→ EXERCISE DIRECTIONS
Copy the material that follows word for word and omit its pictures.

→ PROVIDED DATA
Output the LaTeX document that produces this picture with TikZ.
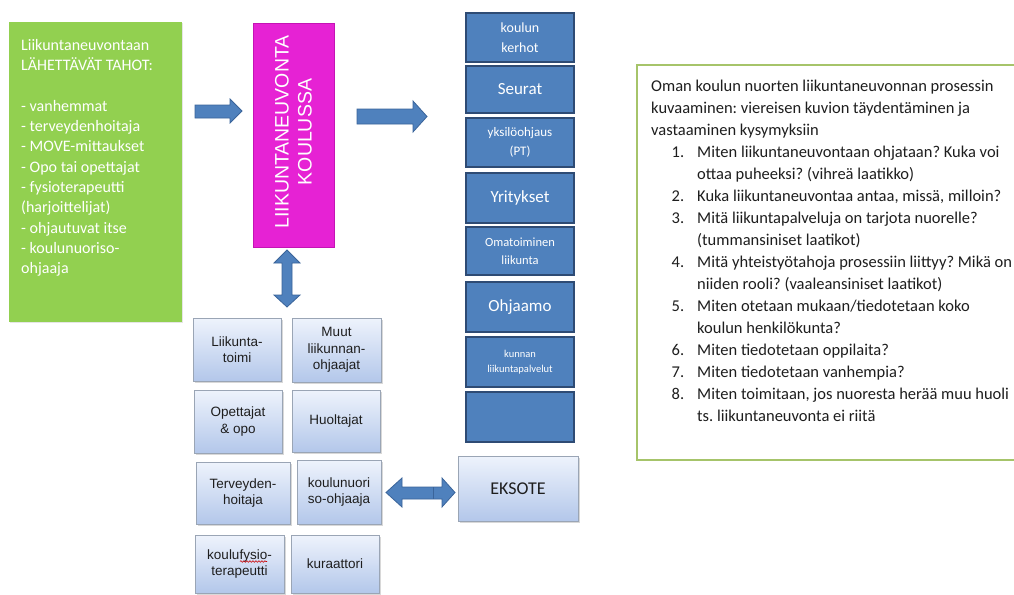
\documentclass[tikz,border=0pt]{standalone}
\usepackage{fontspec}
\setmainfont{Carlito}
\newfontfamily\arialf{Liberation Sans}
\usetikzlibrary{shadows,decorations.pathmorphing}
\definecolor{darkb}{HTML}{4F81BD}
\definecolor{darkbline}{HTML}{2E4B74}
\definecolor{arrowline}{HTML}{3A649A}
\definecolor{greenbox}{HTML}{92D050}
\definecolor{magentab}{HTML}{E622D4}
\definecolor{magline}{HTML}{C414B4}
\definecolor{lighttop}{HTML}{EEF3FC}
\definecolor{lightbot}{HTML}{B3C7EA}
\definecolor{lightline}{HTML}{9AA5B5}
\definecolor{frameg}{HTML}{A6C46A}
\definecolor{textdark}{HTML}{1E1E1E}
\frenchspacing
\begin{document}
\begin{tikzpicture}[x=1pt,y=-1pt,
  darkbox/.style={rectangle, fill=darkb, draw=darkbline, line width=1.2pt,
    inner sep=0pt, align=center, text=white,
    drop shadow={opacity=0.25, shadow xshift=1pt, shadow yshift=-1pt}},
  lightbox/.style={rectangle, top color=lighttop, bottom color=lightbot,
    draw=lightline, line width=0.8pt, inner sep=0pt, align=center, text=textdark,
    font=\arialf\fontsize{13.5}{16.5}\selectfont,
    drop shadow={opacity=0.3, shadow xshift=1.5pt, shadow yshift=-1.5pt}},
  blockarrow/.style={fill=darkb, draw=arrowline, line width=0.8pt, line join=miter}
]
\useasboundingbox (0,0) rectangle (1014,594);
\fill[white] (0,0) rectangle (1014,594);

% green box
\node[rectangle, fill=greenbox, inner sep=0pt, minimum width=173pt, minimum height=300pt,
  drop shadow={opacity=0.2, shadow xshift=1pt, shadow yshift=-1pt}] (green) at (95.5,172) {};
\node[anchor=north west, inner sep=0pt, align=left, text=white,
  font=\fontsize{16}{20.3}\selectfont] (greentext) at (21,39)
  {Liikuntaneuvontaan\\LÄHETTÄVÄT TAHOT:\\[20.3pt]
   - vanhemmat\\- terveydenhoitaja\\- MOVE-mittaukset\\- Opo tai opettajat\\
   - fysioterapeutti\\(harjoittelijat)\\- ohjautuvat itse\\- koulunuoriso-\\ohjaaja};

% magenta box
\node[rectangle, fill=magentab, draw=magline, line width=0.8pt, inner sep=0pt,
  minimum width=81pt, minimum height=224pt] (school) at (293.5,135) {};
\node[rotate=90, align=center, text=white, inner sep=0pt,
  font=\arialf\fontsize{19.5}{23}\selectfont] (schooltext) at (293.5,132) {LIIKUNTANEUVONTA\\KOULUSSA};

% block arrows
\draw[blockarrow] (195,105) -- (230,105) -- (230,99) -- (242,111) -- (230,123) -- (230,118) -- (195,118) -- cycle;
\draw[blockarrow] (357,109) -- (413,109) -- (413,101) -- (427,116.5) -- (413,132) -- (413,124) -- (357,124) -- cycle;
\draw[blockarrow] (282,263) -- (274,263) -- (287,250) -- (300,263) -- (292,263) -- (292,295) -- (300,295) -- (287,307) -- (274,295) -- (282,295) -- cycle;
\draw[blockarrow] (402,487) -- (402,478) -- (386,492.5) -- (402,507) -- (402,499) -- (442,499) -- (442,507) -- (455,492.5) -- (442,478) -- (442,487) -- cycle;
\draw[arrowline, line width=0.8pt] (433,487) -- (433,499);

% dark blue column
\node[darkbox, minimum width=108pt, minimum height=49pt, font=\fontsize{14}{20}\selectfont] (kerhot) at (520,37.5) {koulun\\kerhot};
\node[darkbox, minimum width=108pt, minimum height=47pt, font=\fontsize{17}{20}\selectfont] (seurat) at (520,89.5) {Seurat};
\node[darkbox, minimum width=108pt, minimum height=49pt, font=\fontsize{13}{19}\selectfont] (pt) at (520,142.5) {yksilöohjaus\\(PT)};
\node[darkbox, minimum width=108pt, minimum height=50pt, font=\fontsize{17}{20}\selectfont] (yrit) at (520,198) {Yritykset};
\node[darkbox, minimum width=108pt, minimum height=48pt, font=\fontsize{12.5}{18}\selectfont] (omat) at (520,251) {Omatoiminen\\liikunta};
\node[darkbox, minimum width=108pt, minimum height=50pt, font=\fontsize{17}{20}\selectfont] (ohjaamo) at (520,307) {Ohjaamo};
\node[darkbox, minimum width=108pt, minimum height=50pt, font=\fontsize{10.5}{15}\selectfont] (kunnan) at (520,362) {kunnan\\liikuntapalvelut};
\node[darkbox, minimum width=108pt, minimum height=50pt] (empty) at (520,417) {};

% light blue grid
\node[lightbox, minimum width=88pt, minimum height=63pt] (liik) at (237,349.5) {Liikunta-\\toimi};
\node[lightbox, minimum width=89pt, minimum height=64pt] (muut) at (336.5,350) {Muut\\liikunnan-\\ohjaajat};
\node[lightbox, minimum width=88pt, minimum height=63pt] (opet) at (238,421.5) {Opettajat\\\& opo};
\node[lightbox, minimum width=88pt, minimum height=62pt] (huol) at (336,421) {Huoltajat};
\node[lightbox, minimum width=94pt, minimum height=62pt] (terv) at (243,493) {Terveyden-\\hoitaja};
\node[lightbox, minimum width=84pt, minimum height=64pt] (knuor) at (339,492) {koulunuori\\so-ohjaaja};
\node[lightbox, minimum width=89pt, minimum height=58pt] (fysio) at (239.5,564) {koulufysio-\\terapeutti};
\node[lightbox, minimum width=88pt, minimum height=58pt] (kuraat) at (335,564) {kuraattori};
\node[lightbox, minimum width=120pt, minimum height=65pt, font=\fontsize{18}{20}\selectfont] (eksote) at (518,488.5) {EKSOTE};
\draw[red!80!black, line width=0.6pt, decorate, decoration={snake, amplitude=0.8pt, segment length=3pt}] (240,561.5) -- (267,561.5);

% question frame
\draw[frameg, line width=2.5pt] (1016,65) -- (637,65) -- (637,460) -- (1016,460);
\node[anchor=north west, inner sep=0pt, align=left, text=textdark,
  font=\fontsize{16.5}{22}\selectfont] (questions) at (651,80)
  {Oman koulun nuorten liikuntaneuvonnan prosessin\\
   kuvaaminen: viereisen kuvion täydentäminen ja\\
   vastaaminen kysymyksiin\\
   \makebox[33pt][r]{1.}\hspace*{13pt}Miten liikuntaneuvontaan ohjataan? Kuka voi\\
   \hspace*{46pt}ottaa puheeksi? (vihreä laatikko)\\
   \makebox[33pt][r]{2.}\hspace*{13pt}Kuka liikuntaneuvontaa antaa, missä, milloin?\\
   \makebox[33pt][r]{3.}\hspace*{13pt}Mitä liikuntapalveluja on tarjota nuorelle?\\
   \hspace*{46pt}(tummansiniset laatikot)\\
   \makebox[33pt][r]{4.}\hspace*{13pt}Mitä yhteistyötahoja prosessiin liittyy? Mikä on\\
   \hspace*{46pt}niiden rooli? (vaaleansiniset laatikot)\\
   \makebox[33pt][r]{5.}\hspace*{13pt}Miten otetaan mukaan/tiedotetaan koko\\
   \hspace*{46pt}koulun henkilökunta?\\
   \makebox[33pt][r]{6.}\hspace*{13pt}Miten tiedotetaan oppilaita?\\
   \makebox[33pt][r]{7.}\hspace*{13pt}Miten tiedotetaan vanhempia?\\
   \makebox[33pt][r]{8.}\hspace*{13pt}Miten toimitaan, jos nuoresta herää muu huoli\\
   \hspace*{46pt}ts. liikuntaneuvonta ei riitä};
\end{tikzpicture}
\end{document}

→ FINAL RESULT
Output the LaTeX document that produces this picture with TikZ.
\documentclass[tikz,border=0pt]{standalone}
\usepackage{fontspec}
\setmainfont{Carlito}
\newfontfamily\arialf{Liberation Sans}
\usetikzlibrary{shadows,decorations.pathmorphing}
\definecolor{darkb}{HTML}{4F81BD}
\definecolor{darkbline}{HTML}{2E4B74}
\definecolor{arrowline}{HTML}{3A649A}
\definecolor{greenbox}{HTML}{92D050}
\definecolor{magentab}{HTML}{E622D4}
\definecolor{magline}{HTML}{C414B4}
\definecolor{lighttop}{HTML}{EEF3FC}
\definecolor{lightbot}{HTML}{B3C7EA}
\definecolor{lightline}{HTML}{9AA5B5}
\definecolor{frameg}{HTML}{A6C46A}
\definecolor{textdark}{HTML}{1E1E1E}
\frenchspacing
\begin{document}
\begin{tikzpicture}[x=1pt,y=-1pt,
  darkbox/.style={rectangle, fill=darkb, draw=darkbline, line width=1.2pt,
    inner sep=0pt, align=center, text=white,
    drop shadow={opacity=0.25, shadow xshift=1pt, shadow yshift=-1pt}},
  lightbox/.style={rectangle, top color=lighttop, bottom color=lightbot,
    draw=lightline, line width=0.8pt, inner sep=0pt, align=center, text=textdark,
    font=\arialf\fontsize{13.5}{16.5}\selectfont,
    drop shadow={opacity=0.3, shadow xshift=1.5pt, shadow yshift=-1.5pt}},
  blockarrow/.style={fill=darkb, draw=arrowline, line width=0.8pt, line join=miter}
]
\useasboundingbox (0,0) rectangle (1014,594);
\fill[white] (0,0) rectangle (1014,594);

% green box
\node[rectangle, fill=greenbox, inner sep=0pt, minimum width=173pt, minimum height=300pt,
  drop shadow={opacity=0.2, shadow xshift=1pt, shadow yshift=-1pt}] (green) at (95.5,172) {};
\node[anchor=north west, inner sep=0pt, align=left, text=white,
  font=\fontsize{16}{20.3}\selectfont] (greentext) at (21,39)
  {Liikuntaneuvontaan\\LÄHETTÄVÄT TAHOT:\\[20.3pt]
   - vanhemmat\\- terveydenhoitaja\\- MOVE-mittaukset\\- Opo tai opettajat\\
   - fysioterapeutti\\(harjoittelijat)\\- ohjautuvat itse\\- koulunuoriso-\\ohjaaja};

% magenta box
\node[rectangle, fill=magentab, draw=magline, line width=0.8pt, inner sep=0pt,
  minimum width=81pt, minimum height=224pt] (school) at (293.5,135) {};
\node[rotate=90, align=center, text=white, inner sep=0pt,
  font=\arialf\fontsize{19.5}{23}\selectfont] (schooltext) at (293.5,132) {LIIKUNTANEUVONTA\\KOULUSSA};

% block arrows
\draw[blockarrow] (195,105) -- (230,105) -- (230,99) -- (242,111) -- (230,123) -- (230,118) -- (195,118) -- cycle;
\draw[blockarrow] (357,109) -- (413,109) -- (413,101) -- (427,116.5) -- (413,132) -- (413,124) -- (357,124) -- cycle;
\draw[blockarrow] (282,263) -- (274,263) -- (287,250) -- (300,263) -- (292,263) -- (292,295) -- (300,295) -- (287,307) -- (274,295) -- (282,295) -- cycle;
\draw[blockarrow] (402,487) -- (402,478) -- (386,492.5) -- (402,507) -- (402,499) -- (442,499) -- (442,507) -- (455,492.5) -- (442,478) -- (442,487) -- cycle;
\draw[arrowline, line width=0.8pt] (433,487) -- (433,499);

% dark blue column
\node[darkbox, minimum width=108pt, minimum height=49pt, font=\fontsize{14}{20}\selectfont] (kerhot) at (520,37.5) {koulun\\kerhot};
\node[darkbox, minimum width=108pt, minimum height=47pt, font=\fontsize{17}{20}\selectfont] (seurat) at (520,89.5) {Seurat};
\node[darkbox, minimum width=108pt, minimum height=49pt, font=\fontsize{13}{19}\selectfont] (pt) at (520,142.5) {yksilöohjaus\\(PT)};
\node[darkbox, minimum width=108pt, minimum height=50pt, font=\fontsize{17}{20}\selectfont] (yrit) at (520,198) {Yritykset};
\node[darkbox, minimum width=108pt, minimum height=48pt, font=\fontsize{12.5}{18}\selectfont] (omat) at (520,251) {Omatoiminen\\liikunta};
\node[darkbox, minimum width=108pt, minimum height=50pt, font=\fontsize{17}{20}\selectfont] (ohjaamo) at (520,307) {Ohjaamo};
\node[darkbox, minimum width=108pt, minimum height=50pt, font=\fontsize{10.5}{15}\selectfont] (kunnan) at (520,362) {kunnan\\liikuntapalvelut};
\node[darkbox, minimum width=108pt, minimum height=50pt] (empty) at (520,417) {};

% light blue grid
\node[lightbox, minimum width=88pt, minimum height=63pt] (liik) at (237,349.5) {Liikunta-\\toimi};
\node[lightbox, minimum width=89pt, minimum height=64pt] (muut) at (336.5,350) {Muut\\liikunnan-\\ohjaajat};
\node[lightbox, minimum width=88pt, minimum height=63pt] (opet) at (238,421.5) {Opettajat\\\& opo};
\node[lightbox, minimum width=88pt, minimum height=62pt] (huol) at (336,421) {Huoltajat};
\node[lightbox, minimum width=94pt, minimum height=62pt] (terv) at (243,493) {Terveyden-\\hoitaja};
\node[lightbox, minimum width=84pt, minimum height=64pt] (knuor) at (339,492) {koulunuori\\so-ohjaaja};
\node[lightbox, minimum width=89pt, minimum height=58pt] (fysio) at (239.5,564) {koulufysio-\\terapeutti};
\node[lightbox, minimum width=88pt, minimum height=58pt] (kuraat) at (335,564) {kuraattori};
\node[lightbox, minimum width=120pt, minimum height=65pt, font=\fontsize{18}{20}\selectfont] (eksote) at (518,488.5) {EKSOTE};
\draw[red!80!black, line width=0.6pt, decorate, decoration={snake, amplitude=0.8pt, segment length=3pt}] (240,561.5) -- (267,561.5);

% question frame
\draw[frameg, line width=2.5pt] (1016,65) -- (637,65) -- (637,460) -- (1016,460);
\node[anchor=north west, inner sep=0pt, align=left, text=textdark,
  font=\fontsize{16.5}{22}\selectfont] (questions) at (651,80)
  {Oman koulun nuorten liikuntaneuvonnan prosessin\\
   kuvaaminen: viereisen kuvion täydentäminen ja\\
   vastaaminen kysymyksiin\\
   \makebox[33pt][r]{1.}\hspace*{13pt}Miten liikuntaneuvontaan ohjataan? Kuka voi\\
   \hspace*{46pt}ottaa puheeksi? (vihreä laatikko)\\
   \makebox[33pt][r]{2.}\hspace*{13pt}Kuka liikuntaneuvontaa antaa, missä, milloin?\\
   \makebox[33pt][r]{3.}\hspace*{13pt}Mitä liikuntapalveluja on tarjota nuorelle?\\
   \hspace*{46pt}(tummansiniset laatikot)\\
   \makebox[33pt][r]{4.}\hspace*{13pt}Mitä yhteistyötahoja prosessiin liittyy? Mikä on\\
   \hspace*{46pt}niiden rooli? (vaaleansiniset laatikot)\\
   \makebox[33pt][r]{5.}\hspace*{13pt}Miten otetaan mukaan/tiedotetaan koko\\
   \hspace*{46pt}koulun henkilökunta?\\
   \makebox[33pt][r]{6.}\hspace*{13pt}Miten tiedotetaan oppilaita?\\
   \makebox[33pt][r]{7.}\hspace*{13pt}Miten tiedotetaan vanhempia?\\
   \makebox[33pt][r]{8.}\hspace*{13pt}Miten toimitaan, jos nuoresta herää muu huoli\\
   \hspace*{46pt}ts. liikuntaneuvonta ei riitä};
\end{tikzpicture}
\end{document}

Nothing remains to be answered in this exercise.